30 dic 2017 . Actualizado a las 05:00 h.

El enésimo titular del procés y sus criaturas han sido las croquetas del menú de Navidad con el que despacharon a los policías desplegados en Cataluña. «A los delincuentes se les dispensa mejor trato», denunció el SUP, inquieto por la posibilidad de que en Estremeras la mesa de Junqueras haya estado mejor servida.
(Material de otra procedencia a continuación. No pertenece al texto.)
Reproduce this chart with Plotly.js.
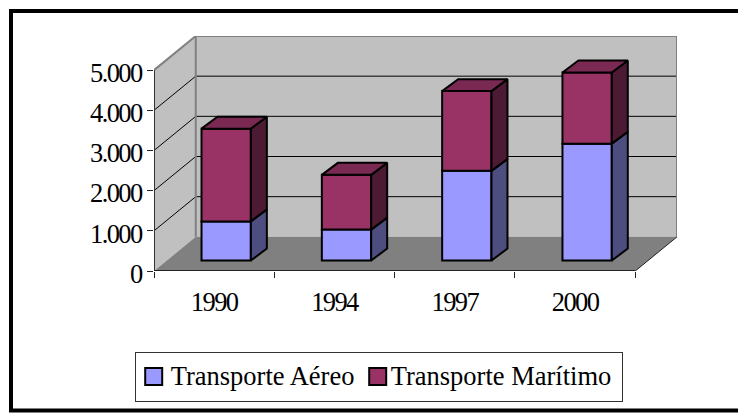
<!DOCTYPE html>
<html><head><meta charset="utf-8">
<script src="https://cdn.plot.ly/plotly-3.0.1.min.js"></script>
<style>html,body{margin:0;padding:0;background:#fff;overflow:hidden}
.xtick text,.ytick text{letter-spacing:-1.6px}
.ytick text{translate:0 2.5px}</style>
</head><body><div id="chart" style="width:738px;height:413px"></div>
<script>
const years = ['1990','1994','1997','2000'];
const aereo = [975, 770, 2233, 2910];
const maritimo = [2308, 1364, 1985, 1772];
const yTicks = [0,1000,2000,3000,4000,5000];
const yLabels = ['0','1.000','2.000','3.000','4.000','5.000'];

const DX = 0.347, DY = 850;          // depth of the 3-D box, in axis units
const OX = 0.10, OY = 260;           // bar offset into the box
const BW = 0.41, BDX = 0.133, BDY = 298; // bar width and bar depth
const centres = years.map((_, i) => i + 0.5 + OX);
const tops = aereo.map((v, i) => v + maritimo[i]);

function sides(lo, hi) {
  const xs = [], ys = [];
  centres.forEach((c, i) => {
    const r = c + BW / 2, b = lo[i] + OY, t = hi[i] + OY;
    xs.push(r, r + BDX, r + BDX, r, r, null);
    ys.push(b, b + BDY, t + BDY, t, b, null);
  });
  return {xs, ys};
}
function topFaces() {
  const xs = [], ys = [];
  centres.forEach((c, i) => {
    const l = c - BW / 2, r = c + BW / 2, t = tops[i] + OY;
    xs.push(l, r, r + BDX, l + BDX, l, null);
    ys.push(t, t, t + BDY, t + BDY, t, null);
  });
  return {xs, ys};
}
const edge = {color: '#000', width: 2};
const sideA = sides(aereo.map(() => 0), aereo);
const sideM = sides(aereo, tops);
const topM = topFaces();
const poly = (d, color) => ({type: 'scatter', mode: 'lines', x: d.xs, y: d.ys, fill: 'toself',
  fillcolor: color, line: edge, showlegend: false, hoverinfo: 'skip'});
const traces = [
  {type: 'bar', name: 'Transporte Aéreo', x: centres, y: aereo, base: aereo.map(() => OY), width: BW,
   marker: {color: '#9999FF', line: edge}},
  {type: 'bar', name: 'Transporte Marítimo', x: centres, y: maritimo, base: aereo.map(v => v + OY), width: BW,
   marker: {color: '#993366', line: edge}},
  poly(sideA, '#4D4D80'), poly(sideM, '#4D1A33'), poly(topM, '#7A2952')
];

const X = 4, Ymax = 5000;
const path = pts => 'M' + pts.map(p => p.join(',')).join('L') + 'Z';
const line = (x0, y0, x1, y1, color, width) => ({type: 'line', layer: 'below', xref: 'x', yref: 'y',
  x0, y0, x1, y1, line: {color, width}});
const shapes = [
  {type: 'path', layer: 'below', xref: 'x', yref: 'y', line: {width: 0}, fillcolor: '#C0C0C0',
   path: path([[0,0],[DX,DY],[DX,Ymax+DY],[0,Ymax]])},
  {type: 'path', layer: 'below', xref: 'x', yref: 'y', line: {width: 0}, fillcolor: '#C0C0C0',
   path: path([[DX,DY],[X+DX,DY],[X+DX,Ymax+DY],[DX,Ymax+DY]])},
  {type: 'path', layer: 'below', xref: 'x', yref: 'y', line: {width: 0}, fillcolor: '#808080',
   path: path([[0,0],[X,0],[X+DX,DY],[DX,DY]])}
];
yTicks.slice(1, 5).forEach(v => {
  shapes.push(line(DX, v + DY, X + DX, v + DY, '#000', 1));
  shapes.push(line(0, v, DX, v + DY, '#000', 1));
});
shapes.push(line(0, Ymax, DX, Ymax + DY, '#808080', 2));
shapes.push(line(DX, Ymax + DY, X + DX, Ymax + DY, '#808080', 2));
shapes.push(line(DX, DY, DX, Ymax + DY, '#808080', 2));
shapes.push(line(X + DX, DY, X + DX, Ymax + DY, '#808080', 2));
shapes.push(line(X, 0, X + DX, DY, '#222', 1));
shapes.push(line(0, 0, 0, Ymax, '#333', 2));
shapes.push(line(0, 0, X, 0, '#222', 2));

const L = 154, T = 36, W = 523, H = 236;
const px = v => (v - L) / W, py = v => (T + H - v) / H;
const frame = (a, b, c, d) => ({type: 'line', xref: 'paper', yref: 'paper', layer: 'above',
  line: {color: '#000', width: 4}, x0: px(a), y0: py(b), x1: px(c), y1: py(d)});
shapes.push(frame(9, 11, 738, 11), frame(11, 9, 11, 413), frame(9, 412, 738, 412));

const font = {family: '"Liberation Serif", serif', size: 26.5, color: '#000'};
const layout = {
  width: 738, height: 413, margin: {l: L, r: 738 - L - W, t: T, b: 413 - T - H},
  paper_bgcolor: '#fff', plot_bgcolor: 'rgba(0,0,0,0)', font, barmode: 'overlay', showlegend: true,
  xaxis: {range: [0, X + DX], tickvals: years.map((_, i) => i + 0.5), ticktext: years, ticks: '',
          showgrid: false, zeroline: false, showline: false, tickfont: font, ticklabelstandoff: 12,
          minor: {tickvals: [0,1,2,3,4], ticks: 'outside', ticklen: 6, tickwidth: 1, tickcolor: '#222', showgrid: false}},
  yaxis: {range: [0, Ymax + DY], tickvals: yTicks, ticktext: yLabels, ticks: 'outside', ticklen: 6, tickwidth: 1,
          tickcolor: '#222', showgrid: false, zeroline: false, showline: false, tickfont: font},
  legend: {orientation: 'h', x: px(134.7), y: py(351.7), xanchor: 'left', yanchor: 'top', bgcolor: '#fff',
           bordercolor: '#333', borderwidth: 1, font, itemclick: false, itemdoubleclick: false},
  shapes
};
Plotly.newPlot('chart', traces, layout, {displayModeBar: false, staticPlot: true}).then(() => {
  // Tighten the legend to the reference's proportions: bigger swatches, narrower gaps.
  const items = document.querySelectorAll('.legend .traces');
  items.forEach((g, i) => {
    g.querySelectorAll('.legendpoints path').forEach(p => {
      p.setAttribute('d', 'M8.5,8.5H-8.5V-8.5H8.5Z');
      p.setAttribute('transform', 'translate(18,0)');
    });
    const t = g.querySelector('text.legendtext');
    if (t) {
      t.setAttribute('x', i ? 31 : 35);
      t.setAttribute('y', parseFloat(t.getAttribute('y') || 0) - 2);
    }
  });
  if (items[1]) {
    const m = /translate\(\s*([\d.\-]+)[ ,]+([\d.\-]+)/.exec(items[1].getAttribute('transform'));
    if (m) items[1].setAttribute('transform', 'translate(' + 225 + ',' + m[2] + ')');
  }
  const bg = document.querySelector('.legend rect.bg');
  if (bg) bg.setAttribute('width', 487);
});
</script></body></html>
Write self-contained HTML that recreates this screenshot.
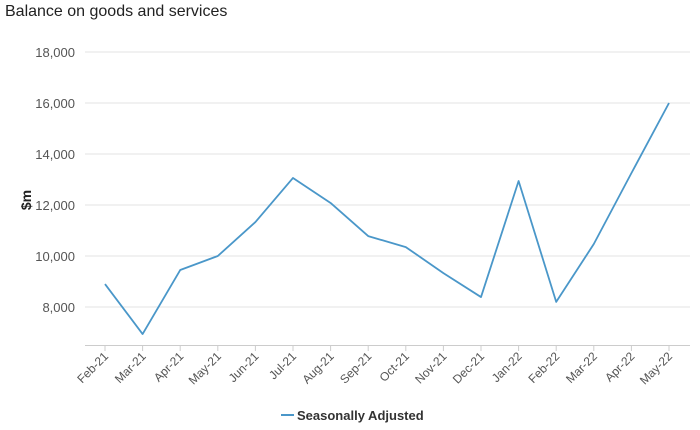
<!DOCTYPE html>
<html><head><meta charset="utf-8"><style>
body{margin:0;background:#fff;font-family:"Liberation Sans",Arial,sans-serif;}
#wrap{position:relative;width:700px;height:430px;overflow:hidden;}
h1{position:absolute;left:5px;top:3px;margin:0;font-size:16px;font-weight:normal;color:#222;}
</style></head><body>
<div id="wrap">
<h1>Balance on goods and services</h1>
<svg id="chart" width="700" height="430" style="position:absolute;left:0;top:0"></svg>
</div>
<script>
const categories=["Feb-21","Mar-21","Apr-21","May-21","Jun-21","Jul-21","Aug-21","Sep-21","Oct-21","Nov-21","Dec-21","Jan-22","Feb-22","Mar-22","Apr-22","May-22"];
const seriesValues=[8900,6940,9450,10000,11330,13060,12080,10780,10350,9330,8390,12940,8200,10470,13250,16000];
const yTicks=[8000,10000,12000,14000,16000,18000];
const seriesName="Seasonally Adjusted";
const NS="http://www.w3.org/2000/svg";
const svg=document.getElementById('chart');
const x0=105,x1=669,gl=85,gr=690;
function xs(i){return x0+(x1-x0)*i/(categories.length-1);}
function ys(v){return 307-(v-8000)*51/2000;}
function mk(t,a){const e=document.createElementNS(NS,t);for(const k in a)e.setAttribute(k,a[k]);svg.appendChild(e);return e;}
yTicks.forEach(v=>{
 const l=mk('line',{x1:gl,x2:gr,y1:ys(v),y2:ys(v),stroke:'#e3e3e3','stroke-width':1});
 
 
 const t=mk('text',{x:75,y:ys(v)+5,'text-anchor':'end','font-size':'13',fill:'#555'});
 t.textContent=v.toLocaleString('en-US');
 
 
});
const ax=mk('line',{x1:gl,x2:gr,y1:345.5,y2:345.5,stroke:'#ccc','stroke-width':1});


categories.forEach((c,i)=>{
 const x=xs(i);
 const tk=mk('line',{x1:x,x2:x,y1:345,y2:351,stroke:'#ccc'});
 
 
 const t=mk('text',{x:x+4,y:357,'text-anchor':'end','font-size':'12',fill:'#555',transform:`rotate(-45 ${x+4} 357)`});
 t.textContent=c;
 
 
});
const yt=mk('text',{x:31,y:200,'text-anchor':'middle','font-size':'14','font-weight':'bold',fill:'#222',transform:'rotate(-90 31 200)'});
yt.textContent='$m';


const p=mk('polyline',{points:seriesValues.map((v,i)=>xs(i)+','+ys(v)).join(' '),fill:'none',stroke:'#4a97c9','stroke-width':1.8,'stroke-linejoin':'round'});


const ll=mk('line',{x1:281,x2:294,y1:415,y2:415,stroke:'#4a97c9','stroke-width':2});


const lt=mk('text',{x:297,y:420,'font-size':'13','font-weight':'bold',fill:'#333'});
lt.textContent=seriesName;


</script>
</body></html>
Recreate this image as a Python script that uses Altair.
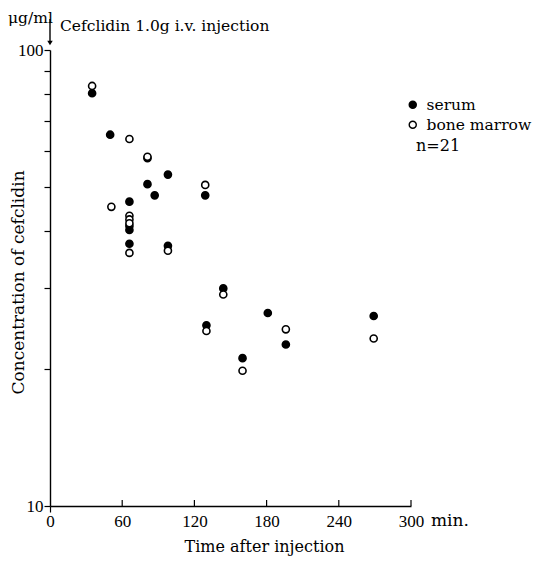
import altair as alt
import pandas as pd

# ---- data ----
serum_t = [35, 50, 66, 66, 66, 66, 81, 81, 87, 98, 98, 129, 130, 144, 160, 181, 196, 269]
serum_v = [80.4, 65.2, 46.5, 41.1, 40.3, 37.6, 57.9, 50.8, 48.0, 53.3, 37.2, 48.0, 24.9, 30.0, 21.1, 26.5, 22.6, 26.1]
marrow_t = [35, 51, 66, 66, 66, 66, 66, 81, 98, 129, 130, 144, 160, 196, 269]
marrow_v = [83.4, 45.3, 63.8, 43.3, 42.5, 41.7, 35.9, 58.3, 36.3, 50.6, 24.2, 29.1, 19.8, 24.4, 23.3]
groups = ["serum", "bone marrow"]
x_ticks = [0, 60, 120, 180, 240, 300]
y_ticks = [10, 20, 30, 40, 50, 60, 70, 80, 90, 100]

rows = [{"t": t, "v": v, "group": groups[0]} for t, v in zip(serum_t, serum_v)]
rows += [{"t": t, "v": v, "group": groups[1]} for t, v in zip(marrow_t, marrow_v)]
df = pd.DataFrame(rows)

SERIF = "DejaVu Serif"
NUM = "Liberation Serif"
W, H = 361, 456

xscale = alt.Scale(domain=[0, 300], nice=False, zero=False)
yscale = alt.Scale(type="log", domain=[10, 100], nice=False)

x_enc = alt.X(
    "t:Q", scale=xscale,
    axis=alt.Axis(
        values=x_ticks, title="Time after injection", titleFont=SERIF, titleFontSize=16,
        titleFontWeight="normal", titleColor="black", titleX=214, titleY=40,
        titleBaseline="middle", titleAnchor="middle",
        labelFont=NUM, labelFontSize=17, labelColor="black", labelPadding=1,
        labelExpr="datum.value", labelFlush=False,
        tickColor={"condition": {"test": "datum.value == 0", "value": "black"}, "value": "transparent"},
        tickSize=6, tickWidth=1.2, domainColor="black", domainWidth=1.4, grid=False,
    ),
)
y_enc = alt.Y(
    "v:Q", scale=yscale,
    axis=alt.Axis(
        values=y_ticks, title="Concentration of cefclidin", titleFont=SERIF, titleFontSize=17,
        titleFontWeight="normal", titleColor="black", titleX=-32, titleY=232,
        titleBaseline="middle", titleAngle=270,
        labelExpr="datum.value == 10 || datum.value == 100 ? datum.value : ''",
        labelFont=NUM, labelFontSize=17, labelColor="black", labelPadding=1, labelFlush=False,
        tickColor="black", tickSize=6, tickWidth=1.2, domainColor="black", domainWidth=1.4,
        grid=False,
    ),
)

points = alt.Chart(df).mark_point(filled=False, size=50, strokeWidth=1.6, stroke="black", opacity=1).encode(
    x=x_enc, y=y_enc,
    fill=alt.Fill(
        "group:N",
        scale=alt.Scale(domain=groups, range=["black", "white"]),
        legend=alt.Legend(
            title=None, orient="none", legendX=355, legendY=47, padding=0,
            labelFont=SERIF, labelFontSize=15.5, labelColor="black", labelOffset=6,
            symbolType="circle", symbolSize=50, symbolStrokeColor="black", symbolStrokeWidth=1.4,
            rowPadding=3,
        ),
    ),
)

tick_df = pd.DataFrame({"t": x_ticks[1:]})
up_ticks = alt.Chart(tick_df).mark_rule(color="black", strokeWidth=1.2).encode(
    x=alt.X("t:Q", scale=xscale), y=alt.value(H), y2=alt.value(H - 6)
)

min_txt = alt.Chart(pd.DataFrame({"t": [300], "s": ["min."]})).mark_text(
    font=SERIF, fontSize=17, align="left", baseline="top", dx=20, color="black"
).encode(x=alt.X("t:Q", scale=xscale), y=alt.value(H + 7), text="s:N")

ann = pd.DataFrame({"s": ["μg/ml", "Cefclidin 1.0g i.v. injection", "n=21"]})
unit_txt = alt.Chart(ann.iloc[[0]]).mark_text(
    font=SERIF, fontSize=15.5, align="left", baseline="middle", color="black"
).encode(x=alt.value(-42), y=alt.value(-32), text="s:N")
inj_txt = alt.Chart(ann.iloc[[1]]).mark_text(
    font=SERIF, fontSize=15.5, align="left", baseline="middle", color="black"
).encode(x=alt.value(10), y=alt.value(-24), text="s:N")
n_txt = alt.Chart(ann.iloc[[2]]).mark_text(
    font=SERIF, fontSize=16, align="left", baseline="middle", color="black"
).encode(x=alt.value(366), y=alt.value(96), text="s:N")

arrow_line = alt.Chart(pd.DataFrame({"t": [0]})).mark_rule(color="black", strokeWidth=1.4).encode(
    x=alt.X("t:Q", scale=xscale), y=alt.value(-31), y2=alt.value(-8)
)
arrow_head = alt.Chart(pd.DataFrame({"t": [0]})).mark_point(
    shape="triangle-down", filled=True, color="black", size=30, opacity=1
).encode(x=alt.X("t:Q", scale=xscale), y=alt.value(-7))

chart = alt.layer(
    up_ticks, points, min_txt, unit_txt, inj_txt, n_txt, arrow_line, arrow_head
).properties(
    width=W, height=H,
    background="white",
    autosize=alt.AutoSizeParams(type="none"),
    padding={"left": 42, "top": 42, "right": 121, "bottom": 50},
).configure_view(stroke="transparent", strokeWidth=0)

chart.save("out.html", embed_options={"renderer": "svg", "actions": False})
Al parecer el ministro Zoido ha dado la instrucción de abrir una información reservada para depurar responsabilidades, lo que indica la importancia que el Ministerio del Interior concede al rancho, objeto de una investigación secreta cuyas conclusiones pueden convertir las croquetas en un insulto, en una estrategia fallida para doblegar la moral de unos policías en un entorno hostil.

Ya sucedió hace unos meses cuando el cocinero Ferran Adrià afrentó a los asturianos de manera cruel al considerar que el desmesurado cachopo que los vecinos blanden como una bandera no era sino una gran croqueta, un simplificación que fue censurada con una masiva reacción identitaria que a punto estuvo de convertir al chef en persona non grata en el Principado. De Vegadeo a Ribadesella, el incidente de la croqueta separó más a las asturianos de los catalanes que cualquier DUI.

La croqueta tiene mucho de vicio oculto. Llegó incluso a ser objeto de una leyenda urbana, una excusa para cuestionar los criterios de legalización de vocablos de la RAE. Cómo fiarse de una institución que daba por buena la variedad cocreta, una alerta inmediata de agrafismo, una señal de que alguien no es de fiar. Almóndiga, murciégalo y cocreta. La santísima trinidad de los despropósitos lingüísticos. Había quien porfiaba sobre su presencia en el diccionario. En realidad las dos primeras constan como entradas en desuso y claros vulgarismos, pero la tercera nunca llegó a formar parte del repertorio de la Academia, cuyos dirigentes han dedicado horas a desmentir el infundio.

VULGARIDAD Y NOSTALGIA

Los mismos que desprecian la croqueta por su vulgaridad cuando se ponen finos, la reivindican cuando se ponen serios o nostálgicos. No hay mayor insulto que alguien arrebate a la madre de una la autoría de las mejores croquetas del mundo, una certeza que comparte con la tortilla de patatas. Se sabe de amistades de años truncadas por semejante osadía. Las croquetas dejan una impronta que nos acompaña hasta la muerte.

La Pardo Bazán -palabras mayores- habló sobre ellas en el primer recetario escrito por una mujer en España, La cocina española antigua (1913). «La francesa es enorme, dura y sin gracia. Aquí, al contrario, la hacen bien. Las croquetitas se deshacen en la boca, de tan blandas y suaves», escribió la sabia gallega, que además de feminista, literata, periodista, traductora y catedrática sabía bastante de fogones. La historia sitúa el origen de estos buñuelos en Francia en los albores de la Ilustración, lo que le concede un valor simbólico indudable. Aprovechar las sobras de la cena y convertirlas en algo nuevo y suculento tiene mucho de revolucionario, es un proceso antiaristócrata y burgués, una suerte de industrialización básica de algo que los reyes tratarían como desperdicio. El bocado tiene hasta su día internacional, el próximo 16.